Now that these stipulations are part of the Constitution, he says, the supreme court has no grounds to contest them since it only reviews the constitutionality of laws.

A disputed prosecutor

Also set to be an issue of contention in the coming months is the post of prosecutor general.

Abdallah said on Monday that since his appointment, some prosecution offices have suspended their work and leading members in the circuit have expressed interest in leaving the prosecution to work in courts.

There are other signs suggesting that public prosecutors and the judiciary reject his mandate.

On 27 December, Mostafa Khater, public prosecutor for East Cairo prosecution, released suspects arrested in clashes between Morsy’s supporters and opponents at the presidential palace. Morsy was thus duly embarrassed after claiming the previous day in a speech to the nation that the suspects in detention had confessed to being paid to create chaos.

Khater found no evidence to keep 137 suspects in custody, and kept only 12 pending investigations.
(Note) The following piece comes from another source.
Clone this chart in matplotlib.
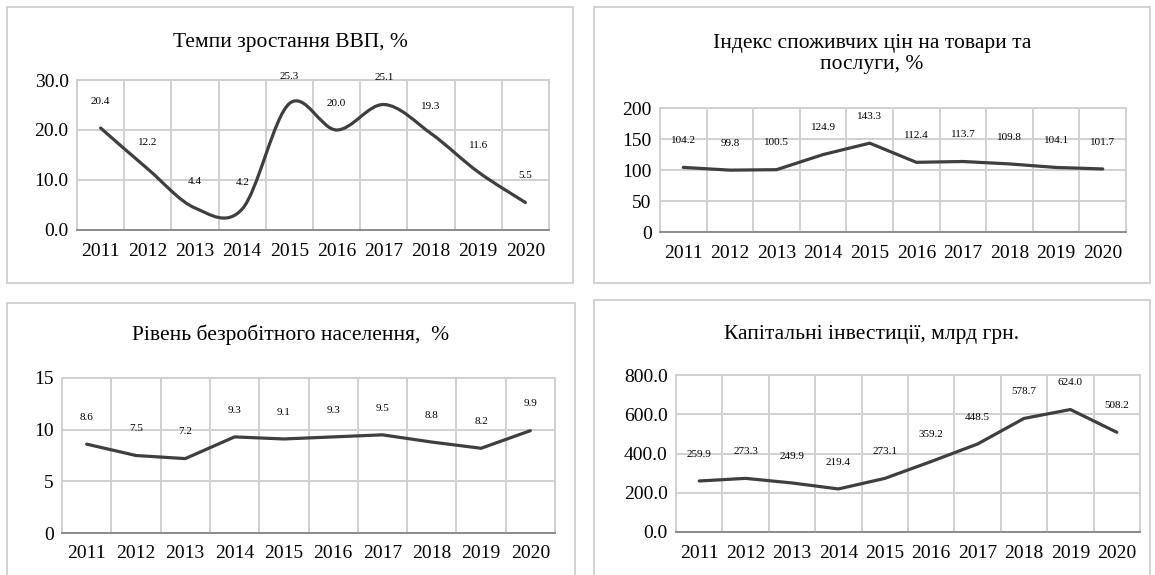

Five days later, Abdallah transferred Khater to work as a public prosecutor in Beni Suef for six months, sparking the fury of his colleagues. Soon after, Khater’s transfer was cancelled and Abdallah resigned.

Shady Khalifa, spokesperson for the Judges Club and director general of the Sembellawein prosecution, says, “all of these incidents show the gap between us and the man [Abdallah].”

Khalifa was surprised when Abdallah retracted his resignation and says he was subjected to pressure from the presidency.

Abdallah belonged to the Independence Current of judges, to which the minister of justice and the former vice president also belonged, which is closely affiliated with the Brotherhood.

“The Independence Current harbors historical hostility toward the Judges Club,” says Khalifa, adding that members of the public prosecution want a non-politicized prosecutor general.

“We are not retreating even by one step,” he says. “Either Abdallah resigns or we continue suspending our work, and then we will escalate.”